DecisionTreeRegressor(criterion='mse', max_depth=None, max_features=None,
           max_leaf_nodes=None, min_impurity_decrease=0.0,
           min_impurity_split=None, min_samples_leaf=1,
           min_samples_split=2, min_weight_fraction_leaf=0.0,
           presort=False, random_state=1, splitter='best')

## FINDING mean absolute error (MAE) 

### It is a measure of difference between two continuous variables. We use it to identify how well our model is trained. Means whether it is predicting correctly or not.

In [32]:
# Make validation predictions and calculate mean absolute error
val_predictions = iowa_model.predict(val_X)
val_mae = mean_absolute_error(val_predictions, val_y)
print("Validation MAE: $",val_mae)

Validation MAE: $ 29652.931506849316


# The Mean Absolute Error is Coming $29,653 in house price prediction which is very high. 
## Now I will try to reduce the Error by checking the MAE at various Depth of the Decision tree.

### Method to calculate the MAE for a given depth/Max Leave count. 

In [33]:
def get_mae(max_leaf_nodes, train_X, val_X, train_y, val_y):
    model = DecisionTreeRegressor(max_leaf_nodes=max_leaf_nodes, random_state=0)
    model.fit(train_X, train_y)
    preds_val = model.predict(val_X)
    mae = mean_absolute_error(val_y, preds_val)
    return(mae)

## Step 1: Compare Different Tree Sizes

In [34]:
candidate_max_leaf_nodes = [5, 25, 50, 100, 250, 500]
#  finding the ideal tree size from candidate_max_leaf_nodes
min_err=0
size=0
for x in candidate_max_leaf_nodes:
    mae=get_mae(x,train_X, val_X, train_y, val_y)
    if min_err==0 or mae<min_err:
      min_err=mae
      size=x 
    

# Storing the best value of max_leaf_nodes (it will be either 5, 25, 50, 100, 250 or 500)
best_tree_size =size


## Step 2: Fit Model Using All Data

As we know the best tree size. Now deploying this model in practice. We will make it even more accurate by using all of the data and keeping that tree size.
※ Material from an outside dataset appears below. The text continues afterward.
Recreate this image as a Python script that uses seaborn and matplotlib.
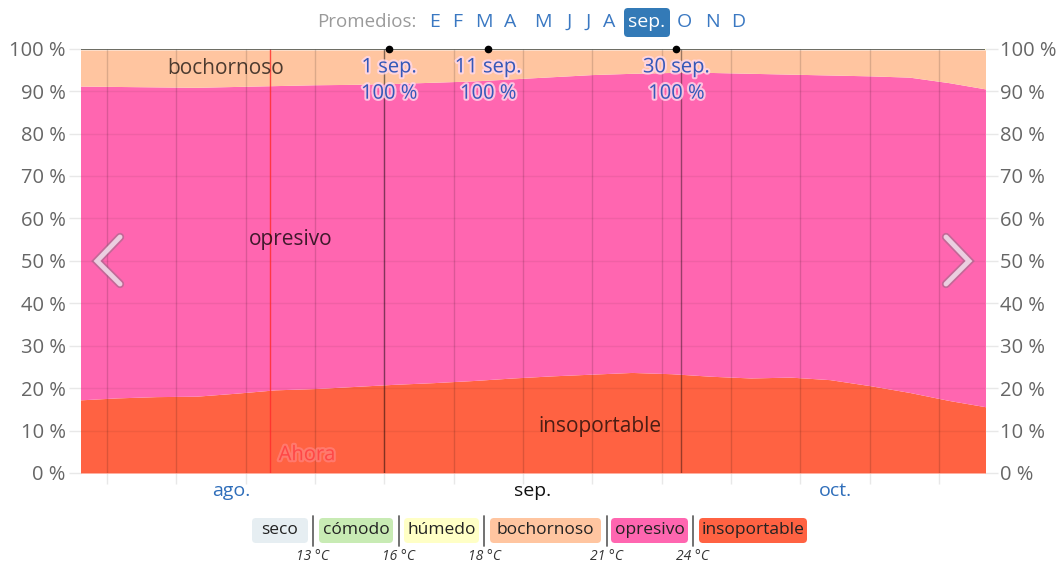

That is, now we don't need to hold out the validation data

In [35]:
# Filling in argument to make optimal size 
final_model = DecisionTreeRegressor(max_leaf_nodes=best_tree_size,random_state=1)

# fitting the final model
final_model.fit(X, y)


DecisionTreeRegressor(criterion='mse', max_depth=None, max_features=None,
           max_leaf_nodes=100, min_impurity_decrease=0.0,
           min_impurity_split=None, min_samples_leaf=1,
           min_samples_split=2, min_weight_fraction_leaf=0.0,
           presort=False, random_state=1, splitter='best')

In [36]:
from sklearn.ensemble import RandomForestRegressor
from sklearn.metrics import mean_absolute_error

forest_model = RandomForestRegressor(random_state=1)
forest_model.fit(train_X, train_y)
melb_preds = forest_model.predict(val_X)
print("The mean_absolute_error in Predicted house price is $", mean_absolute_error(val_y, melb_preds))

The mean_absolute_error in Predicted house price is $ 22762.42931506849


The model is tuned and we can see improved results.